--- start DATA SUPPLIED ---
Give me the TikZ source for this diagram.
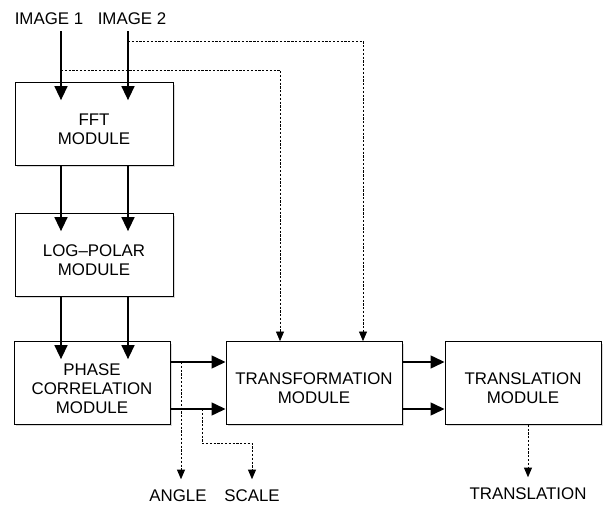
\documentclass[tikz,border=0pt]{standalone}
\usepackage{fontspec}
\setmainfont{Liberation Sans}
\usepackage{tikz}
\usetikzlibrary{arrows.meta,positioning,shadows}

\newcommand{\modstrut}{\rule{0pt}{16pt}}

\begin{document}
\begin{tikzpicture}[
    x=0.025cm, y=-0.025cm,
    module/.style={rectangle, draw, semithick, fill=white, drop shadow={shadow xshift=0.05cm, shadow yshift=-0.05cm, fill=gray!50, opacity=0.6}, minimum height=2.07cm, inner sep=1pt, align=center, font=\fontsize{12}{13.5}\selectfont},
    arrow/.style={-{Triangle[length=3.5mm,width=3.2mm]}, line width=1.4pt},
    arrowin/.style={arrow, shorten >=-0.45cm},
    dasharrow/.style={-{Triangle[length=2.4mm,width=2mm]}, line width=0.6pt, dash pattern=on 1.6pt off 1.1pt},
    lbl/.style={inner xsep=1pt, inner ysep=7.5pt, font=\fontsize{12}{13.5}\selectfont}
]
\useasboundingbox (0,0) rectangle (608,506);

\node[lbl] (img1) at (49,19) {IMAGE 1};
\node[lbl] (img2) at (132,19) {IMAGE 2};
\coordinate (in1) at (61,31);
\coordinate (in2) at (128,31);

\node[module, minimum width=3.95cm] (fft)    at (94,124)  {\modstrut FFT\\MODULE};
\node[module, minimum width=3.95cm] (logp)   at (94,255)  {\modstrut LOG--POLAR\\MODULE};
\node[module, minimum width=3.9cm]  (phase)  at (92,383)  {\modstrut PHASE\\CORRELATION\\MODULE};
\node[module, minimum width=4.4cm]  (trans)  at (314,383) {\modstrut TRANSFORMATION\\MODULE};
\node[module, minimum width=3.9cm]  (transl) at (523,383) {\modstrut TRANSLATION\\MODULE};

\node[lbl] (angle)    at (178,496) {ANGLE};
\node[lbl] (scale)    at (252,496) {SCALE};
\node[lbl] (transout) at (528,494) {TRANSLATION};

\coordinate (d1) at (280,70);
\coordinate (d2) at (363,41);
\coordinate (a1) at (181,362);
\coordinate (s1) at (202,409);

\draw[arrowin] (in1) -- (in1 |- fft.north);
\draw[arrowin] (in2) -- (in2 |- fft.north);
\draw[arrowin] (fft.south -| in1) -- (logp.north -| in1);
\draw[arrowin] (fft.south -| in2) -- (logp.north -| in2);
\draw[arrowin] (logp.south -| in1) -- (phase.north -| in1);
\draw[arrowin] (logp.south -| in2) -- (phase.north -| in2);
\draw[dasharrow] (in1 |- d1) -- (d1) -- (d1 |- trans.north);
\draw[dasharrow] (in2 |- d2) -- (d2) -- (d2 |- trans.north);

\draw[arrow] (phase.east |- a1) -- (trans.west |- a1);
\draw[arrow] (phase.east |- s1) -- (trans.west |- s1);
\draw[arrow] (trans.east |- a1) -- (transl.west |- a1);
\draw[arrow] (trans.east |- s1) -- (transl.west |- s1);

\draw[dasharrow] (a1) -- (a1 |- angle.north);
\draw[dasharrow] (s1) -- ++(0,34) -| (scale.north);
\draw[dasharrow] (transl.south -| transout.north) -- (transout.north);
\end{tikzpicture}
\end{document}
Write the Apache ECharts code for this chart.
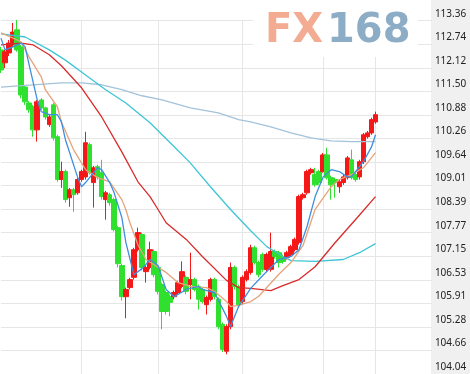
<!DOCTYPE html>
<html><head><meta charset="utf-8">
<script src="https://cdn.jsdelivr.net/npm/echarts@6/dist/echarts.min.js"></script>
<style>html,body{margin:0;padding:0;background:#fff}#c{width:470px;height:374px}</style>
</head><body><div id="c"></div>
<script>
// category slots (trading days); 94 have data, the rest are empty space on the right
const slotCount = 108;
const categories = Array.from({length: slotCount}, (_, i) => 'D' + (i + 1));

// y-axis tick labels, bottom to top
const yTickLabels = ['104.04','104.66','105.28','105.91','106.53','107.15','107.77','108.39','109.01','109.64','110.26','110.88','111.50','112.12','112.74','113.36'];
const yMin = 104.04, yMax = 113.36;

// month boundaries (category indices with a vertical grid line)
const monthStarts = [20, 39, 60, 80, 93];

// candles: [open, close, low, high]
const candles = [
[112.59,112.06,111.98,112.67],[112.25,112.54,112.11,112.59],[112.51,112.77,112.43,112.85],[112.72,113.06,112.67,113.30],
[113.12,112.59,112.54,113.38],[112.67,111.40,111.31,112.72],[111.61,111.22,111.14,111.66],[111.19,111.01,110.93,111.24],
[111.09,110.48,110.30,111.14],[110.48,111.22,110.17,111.27],[111.27,111.06,111.01,111.32],[111.06,110.82,110.75,111.09],
[110.62,110.82,110.56,110.88],[111.14,110.27,110.20,111.19],[110.30,109.17,109.11,110.35],[109.17,109.38,108.95,109.64],
[109.38,108.64,108.56,109.43],[108.69,108.90,108.45,108.95],[108.90,108.77,108.32,108.95],[108.82,109.17,108.77,109.22],
[109.17,109.38,109.11,109.43],[109.24,110.14,109.17,110.43],[110.09,109.35,109.30,110.14],[109.09,109.48,108.43,109.53],
[109.51,109.24,109.17,109.56],[109.35,108.72,108.64,109.69],[108.64,108.82,108.11,108.87],[108.77,108.56,108.48,108.82],
[108.64,107.85,107.80,108.69],[107.90,106.95,106.85,107.95],[106.90,106.08,105.98,106.95],[106.08,106.27,105.51,106.32],
[106.32,106.53,106.27,106.58],[106.59,107.32,106.53,107.37],[107.32,107.77,107.27,107.90],[107.72,106.85,106.77,107.77],
[106.74,106.85,106.45,106.90],[106.85,107.32,106.80,107.53],[107.27,106.66,106.59,107.32],[106.85,106.22,106.14,106.90],
[106.40,105.69,105.22,106.45],[106.19,105.69,105.61,106.24],[106.08,105.93,105.56,106.14],[106.08,106.19,106.01,106.24],
[106.19,106.45,106.14,106.50],[106.35,106.74,106.30,107.01],[106.59,106.22,106.14,106.64],[106.40,106.53,106.01,107.24],
[106.53,106.27,106.22,106.58],[106.35,106.01,105.74,106.40],[106.27,105.95,105.90,106.32],[105.87,106.06,105.61,106.11],
[106.01,106.53,105.95,106.58],[106.53,106.08,106.01,106.58],[106.01,105.29,105.22,106.06],[105.35,104.69,104.62,105.40],
[104.64,105.29,104.56,105.35],[105.29,106.85,105.22,106.98],[106.85,106.35,106.27,106.90],[106.35,105.87,105.80,106.40],
[105.95,106.59,105.87,106.64],[106.53,106.74,106.48,106.80],[106.72,107.37,106.66,107.45],[107.37,106.98,106.93,107.42],
[106.98,106.66,106.59,107.03],[107.19,106.80,106.74,107.24],[106.80,107.19,106.74,107.24],[106.80,107.27,106.74,107.77],
[107.27,107.14,107.08,107.32],[107.24,106.98,106.85,107.29],[107.14,107.01,106.95,107.19],[107.11,107.24,107.06,107.29],
[107.19,107.40,107.14,107.45],[107.32,107.59,107.27,107.64],[107.51,108.72,107.45,108.77],[108.69,108.77,108.64,108.82],
[108.82,109.38,108.77,109.43],[109.35,109.43,109.30,109.48],[109.30,109.03,108.98,109.48],[109.38,109.09,109.03,109.43],
[109.38,109.82,109.35,109.87],[109.82,109.22,109.17,110.01],[109.22,109.03,108.64,109.27],[109.17,109.09,108.69,109.22],
[108.98,109.11,108.82,109.17],[109.09,109.24,109.03,109.30],[109.22,109.74,109.17,109.79],[109.69,109.22,109.17,109.96],
[109.30,109.17,109.11,109.35],[109.24,109.64,109.17,109.69],[109.64,110.35,109.58,110.40],[110.30,110.40,110.25,110.45],
[110.40,110.75,110.35,110.80],[110.69,110.88,110.64,110.96]
];

// moving averages: [category index, value]
const ma5 = [[0,112.90],[1,112.59],[3,112.67],[5,112.77],[6,112.67],[7,112.19],[9,111.27],[10,110.96],[12,110.88],[14,110.88],
[15,110.69],[16,110.22],[19,109.24],[20,108.98],[21,109.09],[23,109.35],[24,109.48],[25,109.43],[27,109.09],[28,108.85],
[30,108.17],[31,107.51],[33,106.66],[35,106.82],[36,106.93],[37,107.06],[39,106.90],[41,106.27],[43,106.08],[46,106.27],
[49,106.35],[50,106.27],[53,106.19],[56,105.56],[57,105.29],[59,105.82],[62,106.30],[65,106.64],[69,107.06],[72,107.14],
[74,107.32],[76,107.93],[78,108.72],[80,109.24],[82,109.43],[84,109.38],[86,109.24],[87,109.24],[90,109.64],[92,110.03],[93,110.35]];
const ma10 = [[0,113.04],[3,112.90],[5,112.80],[7,112.40],[10,111.88],[11,111.54],[14,111.09],[15,110.69],[18,109.96],[21,109.43],
[24,109.22],[27,109.11],[30,108.64],[31,108.38],[32,108.03],[34,107.45],[36,107.06],[39,106.85],[41,106.72],[44,106.45],
[47,106.35],[51,106.32],[53,106.22],[56,105.95],[57,105.82],[59,105.85],[62,105.95],[64,106.09],[69,106.67],[72,106.98],
[75,107.43],[78,108.38],[82,108.98],[84,109.17],[87,109.30],[90,109.48],[93,109.88]];
const ma20 = [[0,112.72],[5,112.77],[8,112.72],[12,112.46],[15,112.17],[20,111.59],[25,110.82],[30,109.90],[34,109.11],[37,108.72],
[39,108.38],[41,108.03],[46,107.59],[50,107.14],[56,106.51],[59,106.32],[62,106.30],[67,106.24],[70,106.37],[74,106.53],
[78,106.87],[83,107.51],[88,108.11],[93,108.72]];
const ma30 = [[0,113.01],[6,112.93],[12,112.59],[16,112.32],[21,111.93],[26,111.54],[31,111.19],[37,110.67],[42,110.14],[47,109.61],
[52,108.98],[57,108.38],[62,107.82],[66,107.40],[70,107.14],[72,107.03],[78,107.01],[85,107.06],[89,107.24],[93,107.48]];
const ma60 = [[0,111.61],[15,111.72],[20,111.72],[25,111.67],[30,111.54],[35,111.38],[40,111.27],[47,111.06],[54,110.93],[59,110.75],
[62,110.69],[67,110.56],[72,110.40],[77,110.27],[82,110.19],[87,110.17],[93,110.17]];

const chart = echarts.init(document.getElementById('c'), null, {renderer: 'canvas'});
const yStep = (yMax - yMin) / (yTickLabels.length - 1);
const lineSeries = (data, color, z) => ({
  type: 'line', data, symbol: 'none', smooth: false, z,
  lineStyle: {color, width: 1.3}, silent: true, animation: false
});
chart.setOption({
  animation: false,
  backgroundColor: '#ffffff',
  grid: {left: 1, right: 38.1, top: 20.7, height: 354},
  xAxis: {
    type: 'category', data: categories, boundaryGap: false,
    axisLine: {show: false}, axisTick: {show: false}, axisLabel: {show: false},
    splitLine: {show: true, interval: (idx) => monthStarts.includes(idx), lineStyle: {color: '#e6e6e6', width: 1}}
  },
  yAxis: {
    type: 'value', position: 'right', min: yMin, max: yMax, interval: yStep,
    axisLine: {show: false}, axisTick: {show: false},
    splitLine: {show: true, lineStyle: {color: '#e6e6e6', width: 1}},
    axisLabel: {
      margin: 3, color: '#222', fontFamily: 'Noto Sans', fontSize: 10,
      verticalAlign: 'bottom', lineHeight: 14,
      formatter: (v) => yTickLabels[Math.round((v - yMin) / yStep)] || ''
    }
  },
  graphic: [
    {type: 'rect', z: -10, shape: {x: 431, y: 0, width: 39, height: 374}, style: {fill: '#f0f0f0'}},
    {type: 'rect', z: 10, shape: {x: 253, y: 2, width: 165, height: 55}, style: {fill: '#ffffff'}},
    {type: 'text', z: 11, x: 265, y: 12, style: {text: 'FX', fill: '#f3ab91', font: 'bold 40px "DejaVu Sans"'}},
    {type: 'text', z: 11, x: 327, y: 12, style: {text: '168', fill: '#8dadc6', font: 'bold 40px "DejaVu Sans"'}}
  ],
  series: [
    {
      type: 'candlestick', data: candles, barWidth: 5, z: 2,
      itemStyle: {color: '#f51818', color0: '#2fe02f', borderColor: '#f51818', borderColor0: '#2fe02f', borderWidth: 1}
    },
    lineSeries(ma60, '#a3c3dc', 3),
    lineSeries(ma30, '#3ec5d5', 3),
    lineSeries(ma20, '#d92b2b', 3),
    lineSeries(ma10, '#e5a47c', 4),
    lineSeries(ma5, '#3f8fdf', 4)
  ]
});
</script></body></html>
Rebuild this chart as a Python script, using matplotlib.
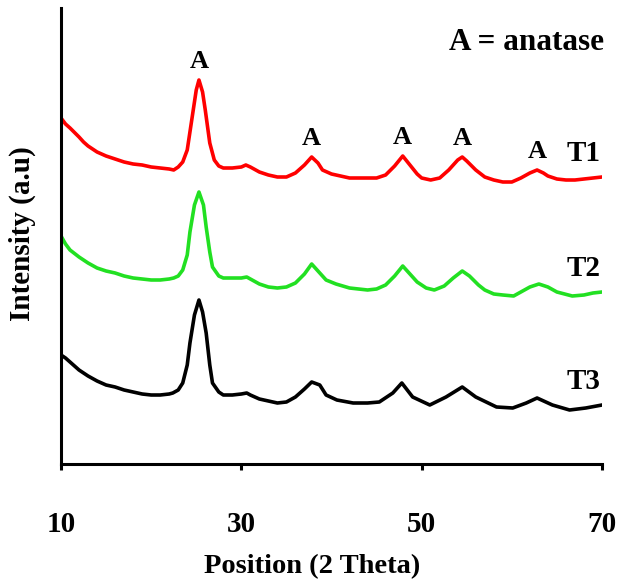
--- end DATA SUPPLIED ---
WHAT TO DO: Every line in the data above that contains "this" needs to be copied.

SOLUTION TO THE PROBLEM:
Give me the TikZ source for this diagram.
Write the Apache ECharts code for this chart.
Rebuild this chart as a Python script, using matplotlib.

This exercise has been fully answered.